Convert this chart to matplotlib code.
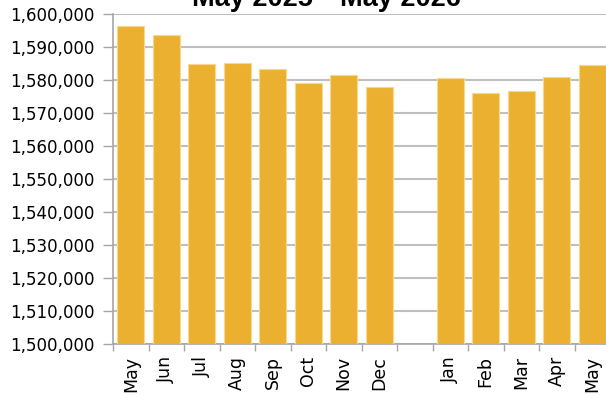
import numpy as np
import matplotlib.pyplot as plt
from matplotlib.ticker import FuncFormatter

months = ['May', 'Jun', 'Jul', 'Aug', 'Sep', 'Oct', 'Nov', 'Dec',
          'Jan', 'Feb', 'Mar', 'Apr', 'May']
values = [1596330, 1593670, 1584890, 1585110, 1583490, 1579300, 1581650,
          1577980, 1580730, 1576150, 1576760, 1581130, 1584500]
# one empty slot separates Dec from Jan
positions = [0, 1, 2, 3, 4, 5, 6, 7, 9, 10, 11, 12, 13]

bar_color = '#EBB02F'
grid_color = '#BFBFBF'

fig = plt.figure(figsize=(6.06, 3.95), dpi=100)
ax = fig.add_axes([113 / 606, 50.7 / 395, 497 / 606, 330 / 395])

ax.bar(positions, values, width=0.75, color=bar_color,
       edgecolor='#F6D88E', linewidth=0.8, zorder=3)

ax.set_ylim(1500000, 1600000)
ax.set_xlim(-0.5, 13.5)
ax.set_yticks(np.arange(1500000, 1600001, 10000))
ax.yaxis.set_major_formatter(FuncFormatter(lambda v, p: f'{int(v):,}'))
ax.grid(axis='y', color=grid_color, linewidth=1.5, zorder=0)

# tick marks sit between the bars, month names under each bar
ax.set_xticks(np.arange(-0.5, 14, 1))
ax.set_xticklabels([])
ax.set_xticks(positions, minor=True)
ax.set_xticklabels(months, minor=True, rotation=90, fontsize=12.5)
ax.tick_params(axis='x', which='minor', length=0, pad=8.5)
ax.tick_params(axis='x', which='major', length=5, color='#A6A6A6', width=1)
ax.tick_params(axis='y', length=7, color='#A6A6A6', width=1,
               labelsize=12, pad=6)

for side in ['top', 'right']:
    ax.spines[side].set_visible(False)
for side in ['left', 'bottom']:
    ax.spines[side].set_color('#A6A6A6')
    ax.spines[side].set_linewidth(1.2)

fig.text(326 / 606, 389 / 395, 'May 2025\u2014May 2026', ha='center',
         va='baseline', fontsize=19.5, fontweight='bold',
         family='Liberation Sans')

fig.savefig('out.png', dpi=100)
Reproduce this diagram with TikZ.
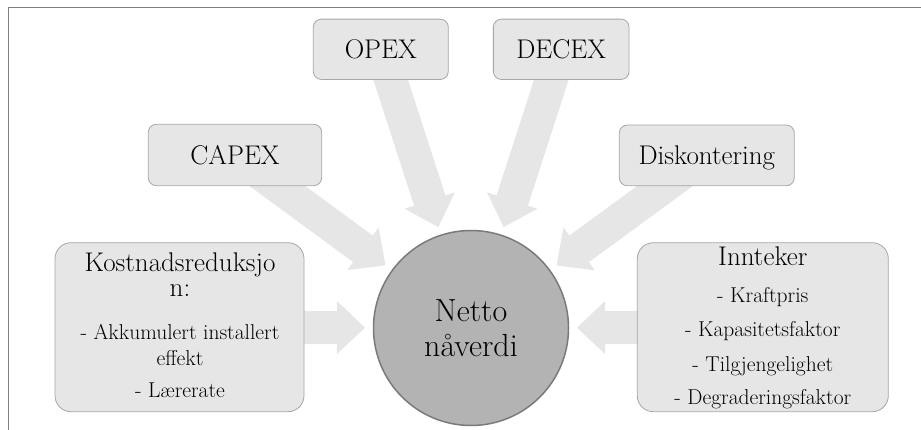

§ What you have to do
Every line from the top of the entries through the line that holds "edgecolor='#F6D88E', linewidth=0.8, zorder=3)" is to be quoted exactly, please, and nothing else; omit the pictures.

§ Task solution
Convert this chart to matplotlib code.
import numpy as np
import matplotlib.pyplot as plt
from matplotlib.ticker import FuncFormatter

months = ['May', 'Jun', 'Jul', 'Aug', 'Sep', 'Oct', 'Nov', 'Dec',
          'Jan', 'Feb', 'Mar', 'Apr', 'May']
values = [1596330, 1593670, 1584890, 1585110, 1583490, 1579300, 1581650,
          1577980, 1580730, 1576150, 1576760, 1581130, 1584500]
# one empty slot separates Dec from Jan
positions = [0, 1, 2, 3, 4, 5, 6, 7, 9, 10, 11, 12, 13]

bar_color = '#EBB02F'
grid_color = '#BFBFBF'

fig = plt.figure(figsize=(6.06, 3.95), dpi=100)
ax = fig.add_axes([113 / 606, 50.7 / 395, 497 / 606, 330 / 395])

ax.bar(positions, values, width=0.75, color=bar_color,
       edgecolor='#F6D88E', linewidth=0.8, zorder=3)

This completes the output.